> **Collected material**:

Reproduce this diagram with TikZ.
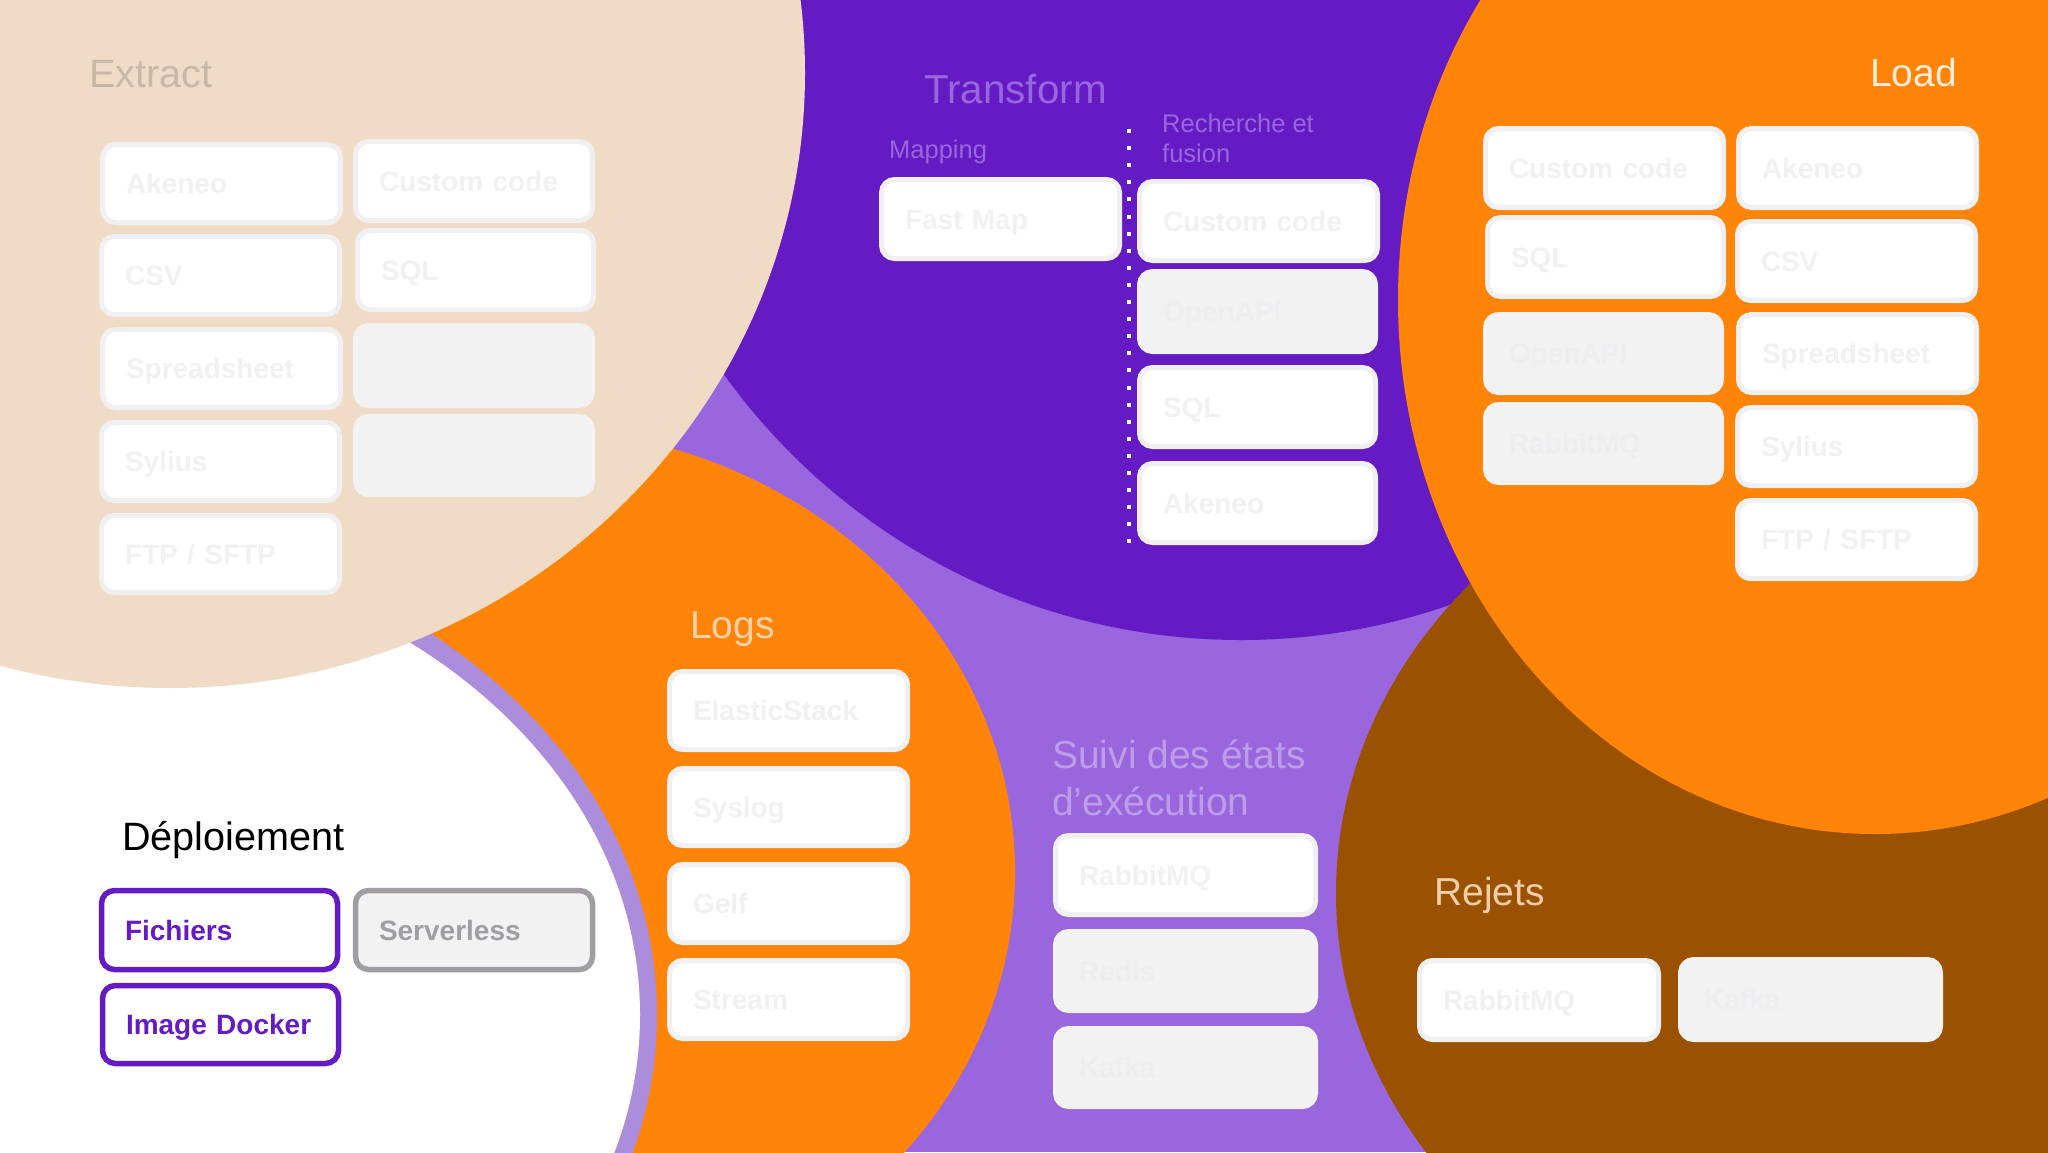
\documentclass[tikz,border=0pt]{standalone}
\usepackage{fontspec}
\setmainfont{Liberation Sans}
\definecolor{bgpurple}{HTML}{9966DD}
\definecolor{darkpurple}{HTML}{651BC4}
\definecolor{ringpurple}{HTML}{AB8DDC}
\definecolor{brandorange}{HTML}{FF8408}
\definecolor{beige}{HTML}{F0DCC6}
\definecolor{brownish}{HTML}{9A5200}
\definecolor{boxedge}{HTML}{F0F0F2}
\definecolor{boxgrey}{HTML}{F2F2F3}
\definecolor{faint}{HTML}{F1F1F3}
\definecolor{fainter}{HTML}{EEEEF0}
\definecolor{midgrey}{HTML}{A09EA2}
\tikzset{
  basebox/.style={rectangle,rounded corners=13pt,line width=5pt,align=left,anchor=center,
    text height=20.5pt,text depth=0pt,inner ysep=0pt,inner xsep=23.5pt,
    font=\fontsize{28}{28}\selectfont\bfseries},
  whitebox/.style={basebox,draw=boxedge,fill=white,text=faint},
  greybox/.style={basebox,draw=boxgrey,fill=boxgrey,text=fainter},
  activebox/.style={basebox,draw=darkpurple,fill=white,text=darkpurple,line width=5.5pt},
  offbox/.style={basebox,draw=midgrey,fill=boxgrey,text=midgrey,line width=5.5pt},
  bigtitle/.style={anchor=base west,inner sep=0pt,align=left,font=\fontsize{39}{39}\selectfont},
  smalltitle/.style={anchor=base west,inner sep=0pt,align=left,font=\fontsize{25.5}{30}\selectfont}
}
% style, name, x1, y1, x2, y2, text
\newcommand\bx[7]{\node[#1,minimum width={(#5-#3-5)*1pt},minimum height={(#6-#4-5)*1pt},
  text width={(#5-#3-52)*1pt}] (#2) at ({(#3+#5)/2},{(#4+#6)/2}) {#7};}
\begin{document}
\begin{tikzpicture}[x=1pt,y=-1pt]
\useasboundingbox (0,0) rectangle (2048,1152);
\clip (0,0) rectangle (2048,1152);
\fill[bgpurple] (0,0) rectangle (2048,1152);
% blobs
\fill[darkpurple] (1241,4) circle [radius=636pt];
\fill[brandorange] (520,872) ellipse [x radius=495pt,y radius=445pt];
\fill[ringpurple] (50,1015) ellipse [x radius=607pt,y radius=490pt];
\fill[white] (50,1015) ellipse [x radius=590pt,y radius=470pt];
\fill[brownish] (1900,893) ellipse [x radius=564pt,y radius=478pt];
\fill[brandorange] (1875,300) ellipse [x radius=477pt,y radius=534pt];
\fill[beige] (170,73) ellipse [x radius=635pt,y radius=615pt];
% Extract
\node[bigtitle,text=beige!82!black!95,font=\fontsize{39.5}{39.5}\selectfont] (extract) at (89,87) {Extract};
\bx{whitebox}{ex1}{100}{142}{343}{225}{Akeneo}
\bx{whitebox}{ex2}{99}{234}{342}{317}{CSV}
\bx{whitebox}{ex3}{100}{327}{343}{410}{Spreadsheet}
\bx{whitebox}{ex4}{99}{420}{342}{503}{Sylius}
\bx{whitebox}{ex5}{99}{513}{342}{595}{FTP / SFTP}
\bx{whitebox}{ex6}{353}{139}{595}{223}{Custom code}
\bx{whitebox}{ex7}{355}{228}{596}{312}{SQL}
\bx{greybox}{ex8}{353}{323}{595}{408}{}
\bx{greybox}{ex9}{353}{414}{595}{497}{}
% Transform
\node[bigtitle,text=bgpurple,font=\fontsize{40.4}{40.4}\selectfont] (transform) at (924,103) {Transform};
\node[smalltitle,text=bgpurple] (mapping) at (889,158) {Mapping};
\node[smalltitle,text=bgpurple,anchor=north west] (recherche) at (1162,114) {Recherche et\\fusion};
\bx{whitebox}{tr1}{879}{177}{1122}{261}{Fast Map}
\bx{whitebox}{tr2}{1137}{179}{1380}{263}{Custom code}
\bx{greybox}{tr3}{1137}{269}{1378}{354}{OpenAPI}
\bx{whitebox}{tr4}{1137}{365}{1378}{449}{SQL}
\bx{whitebox}{tr5}{1137}{461}{1378}{545}{Akeneo}
\coordinate (dottop) at (1129,129);
\coordinate (dotbot) at (1129,544);
\draw[white,line width=4pt,dash pattern=on 4pt off 13.1pt] (dottop) -- (dotbot);
% Load
\node[bigtitle,text=white!85!brandorange] (load) at (1870,86) {Load};
\bx{whitebox}{lo1}{1483}{126}{1726}{210}{Custom code}
\bx{whitebox}{lo2}{1485}{215}{1726}{299}{SQL}
\bx{greybox}{lo3}{1483}{312}{1724}{395}{OpenAPI}
\bx{greybox}{lo4}{1483}{402}{1724}{485}{RabbitMQ}
\bx{whitebox}{lo5}{1736}{126}{1979}{210}{Akeneo}
\bx{whitebox}{lo6}{1735}{219}{1978}{303}{CSV}
\bx{whitebox}{lo7}{1736}{312}{1979}{395}{Spreadsheet}
\bx{whitebox}{lo8}{1735}{405}{1978}{488}{Sylius}
\bx{whitebox}{lo9}{1735}{498}{1978}{581}{FTP / SFTP}
% Logs
\node[bigtitle,text=white!60!brandorange!70!beige] (logs) at (690,638) {Logs};
\bx{whitebox}{lg1}{667}{669}{910}{752}{ElasticStack}
\bx{whitebox}{lg2}{667}{766}{910}{848}{Syslog}
\bx{whitebox}{lg3}{667}{862}{910}{945}{Gelf}
\bx{whitebox}{lg4}{667}{958}{910}{1041}{Stream}
% Suivi
\node[bigtitle,text=bgpurple!55!white!90!darkpurple,font=\fontsize{39}{47}\selectfont,anchor=north west] (suivi) at (1052,740) {Suivi des états\\d’exécution};
\bx{whitebox}{su1}{1053}{833}{1318}{917}{RabbitMQ}
\bx{greybox}{su2}{1053}{929}{1318}{1013}{Redis}
\bx{greybox}{su3}{1053}{1026}{1318}{1109}{Kafka}
% Rejets
\node[bigtitle,text=beige!85!brandorange] (rejets) at (1434,905) {Rejets};
\bx{whitebox}{re1}{1417}{958}{1661}{1042}{RabbitMQ}
\bx{greybox}{re2}{1678}{957}{1943}{1042}{Kafka}
% Deploiement
\node[bigtitle,text=black,font=\fontsize{39.6}{39.6}\selectfont] (deploiement) at (122,850) {Déploiement};
\bx{activebox}{de1}{99}{888}{340}{972}{Fichiers}
\bx{offbox}{de2}{353}{888}{595}{972}{Serverless}
\bx{activebox}{de3}{100}{983}{341}{1066}{Image Docker}
\end{tikzpicture}
\end{document}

> **Your instructions**: Copy out every line of the material above exactly, skipping the pictures.

> **Correct response**:
Reproduce this diagram with TikZ.
\documentclass[tikz,border=0pt]{standalone}
\usepackage{fontspec}
\setmainfont{Liberation Sans}
\definecolor{bgpurple}{HTML}{9966DD}
\definecolor{darkpurple}{HTML}{651BC4}
\definecolor{ringpurple}{HTML}{AB8DDC}
\definecolor{brandorange}{HTML}{FF8408}
\definecolor{beige}{HTML}{F0DCC6}
\definecolor{brownish}{HTML}{9A5200}
\definecolor{boxedge}{HTML}{F0F0F2}
\definecolor{boxgrey}{HTML}{F2F2F3}
\definecolor{faint}{HTML}{F1F1F3}
\definecolor{fainter}{HTML}{EEEEF0}
\definecolor{midgrey}{HTML}{A09EA2}
\tikzset{
  basebox/.style={rectangle,rounded corners=13pt,line width=5pt,align=left,anchor=center,
    text height=20.5pt,text depth=0pt,inner ysep=0pt,inner xsep=23.5pt,
    font=\fontsize{28}{28}\selectfont\bfseries},
  whitebox/.style={basebox,draw=boxedge,fill=white,text=faint},
  greybox/.style={basebox,draw=boxgrey,fill=boxgrey,text=fainter},
  activebox/.style={basebox,draw=darkpurple,fill=white,text=darkpurple,line width=5.5pt},
  offbox/.style={basebox,draw=midgrey,fill=boxgrey,text=midgrey,line width=5.5pt},
  bigtitle/.style={anchor=base west,inner sep=0pt,align=left,font=\fontsize{39}{39}\selectfont},
  smalltitle/.style={anchor=base west,inner sep=0pt,align=left,font=\fontsize{25.5}{30}\selectfont}
}
% style, name, x1, y1, x2, y2, text
\newcommand\bx[7]{\node[#1,minimum width={(#5-#3-5)*1pt},minimum height={(#6-#4-5)*1pt},
  text width={(#5-#3-52)*1pt}] (#2) at ({(#3+#5)/2},{(#4+#6)/2}) {#7};}
\begin{document}
\begin{tikzpicture}[x=1pt,y=-1pt]
\useasboundingbox (0,0) rectangle (2048,1152);
\clip (0,0) rectangle (2048,1152);
\fill[bgpurple] (0,0) rectangle (2048,1152);
% blobs
\fill[darkpurple] (1241,4) circle [radius=636pt];
\fill[brandorange] (520,872) ellipse [x radius=495pt,y radius=445pt];
\fill[ringpurple] (50,1015) ellipse [x radius=607pt,y radius=490pt];
\fill[white] (50,1015) ellipse [x radius=590pt,y radius=470pt];
\fill[brownish] (1900,893) ellipse [x radius=564pt,y radius=478pt];
\fill[brandorange] (1875,300) ellipse [x radius=477pt,y radius=534pt];
\fill[beige] (170,73) ellipse [x radius=635pt,y radius=615pt];
% Extract
\node[bigtitle,text=beige!82!black!95,font=\fontsize{39.5}{39.5}\selectfont] (extract) at (89,87) {Extract};
\bx{whitebox}{ex1}{100}{142}{343}{225}{Akeneo}
\bx{whitebox}{ex2}{99}{234}{342}{317}{CSV}
\bx{whitebox}{ex3}{100}{327}{343}{410}{Spreadsheet}
\bx{whitebox}{ex4}{99}{420}{342}{503}{Sylius}
\bx{whitebox}{ex5}{99}{513}{342}{595}{FTP / SFTP}
\bx{whitebox}{ex6}{353}{139}{595}{223}{Custom code}
\bx{whitebox}{ex7}{355}{228}{596}{312}{SQL}
\bx{greybox}{ex8}{353}{323}{595}{408}{}
\bx{greybox}{ex9}{353}{414}{595}{497}{}
% Transform
\node[bigtitle,text=bgpurple,font=\fontsize{40.4}{40.4}\selectfont] (transform) at (924,103) {Transform};
\node[smalltitle,text=bgpurple] (mapping) at (889,158) {Mapping};
\node[smalltitle,text=bgpurple,anchor=north west] (recherche) at (1162,114) {Recherche et\\fusion};
\bx{whitebox}{tr1}{879}{177}{1122}{261}{Fast Map}
\bx{whitebox}{tr2}{1137}{179}{1380}{263}{Custom code}
\bx{greybox}{tr3}{1137}{269}{1378}{354}{OpenAPI}
\bx{whitebox}{tr4}{1137}{365}{1378}{449}{SQL}
\bx{whitebox}{tr5}{1137}{461}{1378}{545}{Akeneo}
\coordinate (dottop) at (1129,129);
\coordinate (dotbot) at (1129,544);
\draw[white,line width=4pt,dash pattern=on 4pt off 13.1pt] (dottop) -- (dotbot);
% Load
\node[bigtitle,text=white!85!brandorange] (load) at (1870,86) {Load};
\bx{whitebox}{lo1}{1483}{126}{1726}{210}{Custom code}
\bx{whitebox}{lo2}{1485}{215}{1726}{299}{SQL}
\bx{greybox}{lo3}{1483}{312}{1724}{395}{OpenAPI}
\bx{greybox}{lo4}{1483}{402}{1724}{485}{RabbitMQ}
\bx{whitebox}{lo5}{1736}{126}{1979}{210}{Akeneo}
\bx{whitebox}{lo6}{1735}{219}{1978}{303}{CSV}
\bx{whitebox}{lo7}{1736}{312}{1979}{395}{Spreadsheet}
\bx{whitebox}{lo8}{1735}{405}{1978}{488}{Sylius}
\bx{whitebox}{lo9}{1735}{498}{1978}{581}{FTP / SFTP}
% Logs
\node[bigtitle,text=white!60!brandorange!70!beige] (logs) at (690,638) {Logs};
\bx{whitebox}{lg1}{667}{669}{910}{752}{ElasticStack}
\bx{whitebox}{lg2}{667}{766}{910}{848}{Syslog}
\bx{whitebox}{lg3}{667}{862}{910}{945}{Gelf}
\bx{whitebox}{lg4}{667}{958}{910}{1041}{Stream}
% Suivi
\node[bigtitle,text=bgpurple!55!white!90!darkpurple,font=\fontsize{39}{47}\selectfont,anchor=north west] (suivi) at (1052,740) {Suivi des états\\d’exécution};
\bx{whitebox}{su1}{1053}{833}{1318}{917}{RabbitMQ}
\bx{greybox}{su2}{1053}{929}{1318}{1013}{Redis}
\bx{greybox}{su3}{1053}{1026}{1318}{1109}{Kafka}
% Rejets
\node[bigtitle,text=beige!85!brandorange] (rejets) at (1434,905) {Rejets};
\bx{whitebox}{re1}{1417}{958}{1661}{1042}{RabbitMQ}
\bx{greybox}{re2}{1678}{957}{1943}{1042}{Kafka}
% Deploiement
\node[bigtitle,text=black,font=\fontsize{39.6}{39.6}\selectfont] (deploiement) at (122,850) {Déploiement};
\bx{activebox}{de1}{99}{888}{340}{972}{Fichiers}
\bx{offbox}{de2}{353}{888}{595}{972}{Serverless}
\bx{activebox}{de3}{100}{983}{341}{1066}{Image Docker}
\end{tikzpicture}
\end{document}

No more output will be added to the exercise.